Marquette Warrior: Hanukkah

Monday, December 26, 2005

Hanukkah

A classic column from Jeff Jacoby, conservative Jewish columnist for the Boston Globe.

Hanukkah began this year at sundown on Christmas day.

Jacoby points out that Hanukkah has become a major event for American Jews because of its proximity to Christmas. Indeed, the way it is now celebrated is evidence of the assimiliation of Jews to the mainstream American culture.

But in fact, the festival is not really about assimiliation, but about Jews maintaining their identity.
Ironically, Hanukkah was established to commemorate the very opposite of cultural assimilation. It dates back nearly 22 centuries, to the successful Jewish revolt against Antiochus IV, one of the line of Syrian-Greek monarchs who ruled the northern branch of Alexander the Great’s collapsed empire. Alexander had been respectful of the Jews’ monotheistic religion, but Antiochus was determined to impose Hellenism, with its pagan gods and its cult of the body, throughout his domains. When he met resistance in Judea, he made Judaism illegal.

Sabbath observance, circumcision, and the study of Torah were banned on pain of death. A statue of Zeus was installed in the Temple in Jerusalem, and swine were sacrificed before it. Some Jews embraced the new order and willingly abandoned the God and faith of their ancestors. Those who wouldn’t were cruelly punished. Ancient writings tell the story of Hannah and her seven sons, who were captured by Antiochus’s troops and commanded to bow to an idol. One by one, each boy refused — and was tortured to death before his mother’s eyes.

The fight to reclaim Jewish religious autonomy began in 167 BC. In the town of Modi’in, an elderly priest named Mattathias — in Hebrew, Mattityahu — refused a Syrian order to sacrifice to an idol. When an apostate Jew stepped forward to comply, Mattathias killed the man and tore down the altar. Then he and his five sons took to the hills and launched a guerrilla war against the armies of the empire.
Eventually the faithful Jews captured Jerusalem, and cleansed and purified the Temple.
On the 25th day of the Jewish month of Kislev, the menorah — the candelabra symbolizing the divine presence — was rekindled. For eight days, throngs of Jews celebrated the Temple’s restoration. “All the people prostrated themselves,” records the book of Maccabees, “worshipping and praising Heaven that their cause had prospered.”
One thing Jacoby doesn’t discuss is the fact that, judged by today’s standards, the actions of the the zealous Maccabees might be considered controversial. They were quite willing to use violence against Jews who would compromise their faith and assimilate to the Hellenistic worldview. But then, they faced violent persecution too, in a world where religious tolerance was rare. So the choices were violent resistence or suppression.

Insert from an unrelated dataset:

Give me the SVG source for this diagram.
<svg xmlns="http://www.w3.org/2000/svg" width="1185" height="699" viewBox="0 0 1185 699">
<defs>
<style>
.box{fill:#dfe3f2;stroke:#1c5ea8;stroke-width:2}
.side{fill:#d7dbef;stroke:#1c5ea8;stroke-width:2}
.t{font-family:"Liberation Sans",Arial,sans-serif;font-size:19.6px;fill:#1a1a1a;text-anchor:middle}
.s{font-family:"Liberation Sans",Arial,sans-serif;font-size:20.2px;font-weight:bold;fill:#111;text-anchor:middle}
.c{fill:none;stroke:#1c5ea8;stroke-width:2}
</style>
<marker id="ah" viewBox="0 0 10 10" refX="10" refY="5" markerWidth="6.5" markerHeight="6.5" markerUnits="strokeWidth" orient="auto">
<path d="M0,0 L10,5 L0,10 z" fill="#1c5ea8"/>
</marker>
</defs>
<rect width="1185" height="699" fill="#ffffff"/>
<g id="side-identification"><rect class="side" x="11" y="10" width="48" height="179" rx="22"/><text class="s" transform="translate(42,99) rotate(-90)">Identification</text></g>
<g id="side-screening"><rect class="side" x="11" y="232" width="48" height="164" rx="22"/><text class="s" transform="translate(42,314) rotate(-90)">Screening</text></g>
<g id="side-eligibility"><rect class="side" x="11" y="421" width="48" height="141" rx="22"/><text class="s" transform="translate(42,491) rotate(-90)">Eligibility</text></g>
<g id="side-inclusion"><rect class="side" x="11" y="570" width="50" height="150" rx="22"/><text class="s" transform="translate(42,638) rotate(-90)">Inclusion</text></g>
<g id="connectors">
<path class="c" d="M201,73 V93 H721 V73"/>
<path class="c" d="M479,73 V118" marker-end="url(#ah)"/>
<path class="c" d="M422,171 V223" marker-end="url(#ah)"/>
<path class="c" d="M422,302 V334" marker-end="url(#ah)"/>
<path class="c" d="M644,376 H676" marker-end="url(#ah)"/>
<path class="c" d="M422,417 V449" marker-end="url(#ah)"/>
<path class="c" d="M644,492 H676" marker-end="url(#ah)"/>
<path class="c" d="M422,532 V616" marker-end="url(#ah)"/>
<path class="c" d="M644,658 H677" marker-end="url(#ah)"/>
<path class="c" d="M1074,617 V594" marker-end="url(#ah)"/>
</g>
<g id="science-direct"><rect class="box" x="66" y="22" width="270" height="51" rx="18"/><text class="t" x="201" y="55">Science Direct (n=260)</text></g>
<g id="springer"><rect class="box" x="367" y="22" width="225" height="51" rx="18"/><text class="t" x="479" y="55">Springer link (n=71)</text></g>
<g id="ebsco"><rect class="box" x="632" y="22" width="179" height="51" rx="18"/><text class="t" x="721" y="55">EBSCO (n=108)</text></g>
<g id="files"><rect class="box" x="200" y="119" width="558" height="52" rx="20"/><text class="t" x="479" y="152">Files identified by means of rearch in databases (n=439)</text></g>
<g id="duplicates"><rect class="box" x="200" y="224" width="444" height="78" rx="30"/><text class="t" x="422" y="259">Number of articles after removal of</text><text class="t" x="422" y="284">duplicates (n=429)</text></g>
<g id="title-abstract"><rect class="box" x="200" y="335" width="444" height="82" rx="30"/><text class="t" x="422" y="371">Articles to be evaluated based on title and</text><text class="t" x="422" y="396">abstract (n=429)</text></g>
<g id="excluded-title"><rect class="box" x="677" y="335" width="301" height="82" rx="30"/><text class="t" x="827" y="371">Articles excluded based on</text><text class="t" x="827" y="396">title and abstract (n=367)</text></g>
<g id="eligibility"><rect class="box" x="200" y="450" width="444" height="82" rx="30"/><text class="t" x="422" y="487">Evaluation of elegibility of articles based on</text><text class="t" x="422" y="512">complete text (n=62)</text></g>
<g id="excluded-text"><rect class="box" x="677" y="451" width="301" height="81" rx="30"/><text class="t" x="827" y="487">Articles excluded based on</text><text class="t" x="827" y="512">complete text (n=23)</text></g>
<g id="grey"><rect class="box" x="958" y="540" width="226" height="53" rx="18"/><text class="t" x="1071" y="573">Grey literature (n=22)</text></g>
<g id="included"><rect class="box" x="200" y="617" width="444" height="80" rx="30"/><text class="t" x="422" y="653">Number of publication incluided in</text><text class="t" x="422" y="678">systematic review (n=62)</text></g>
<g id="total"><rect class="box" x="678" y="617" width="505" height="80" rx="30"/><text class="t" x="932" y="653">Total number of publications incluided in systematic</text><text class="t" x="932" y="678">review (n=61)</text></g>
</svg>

But what, for Jacoby, was the significance of all this?
What Hanukkah commemorates at heart is the Jewish yearning for God, for the concentrated holiness of the Temple and its service. The defeat of the Syrian-Greeks was a wonder, but the spiritual climax of the Maccabees’ rebellion occurred when the menorah was rekindled and God’s presence among His people could be felt once again.

The lack of a physical side to Hanukkah is unusual but appropriate. For the Maccabees’ war against the Hellenists was ultimately a war against a worldview that elevated the physical above all, that venerated beauty, not holiness; the body, not the soul. The Jews fought to preserve a different view of the world — one with God, not man, at its center. Had they failed, Judaism would have died. Because they triumphed, the Jewish religion survived. And from it, two centuries later, Christianity was born.
Thus Christians, like Jews, can say “this was part of God’s plan,” and “those zealous fighters were on God’s side.” Religious people today, whether Jewish, Christian or Muslim, are heirs of the worldview that the Maccabees, at one critical juncture of history, fought for and preserved.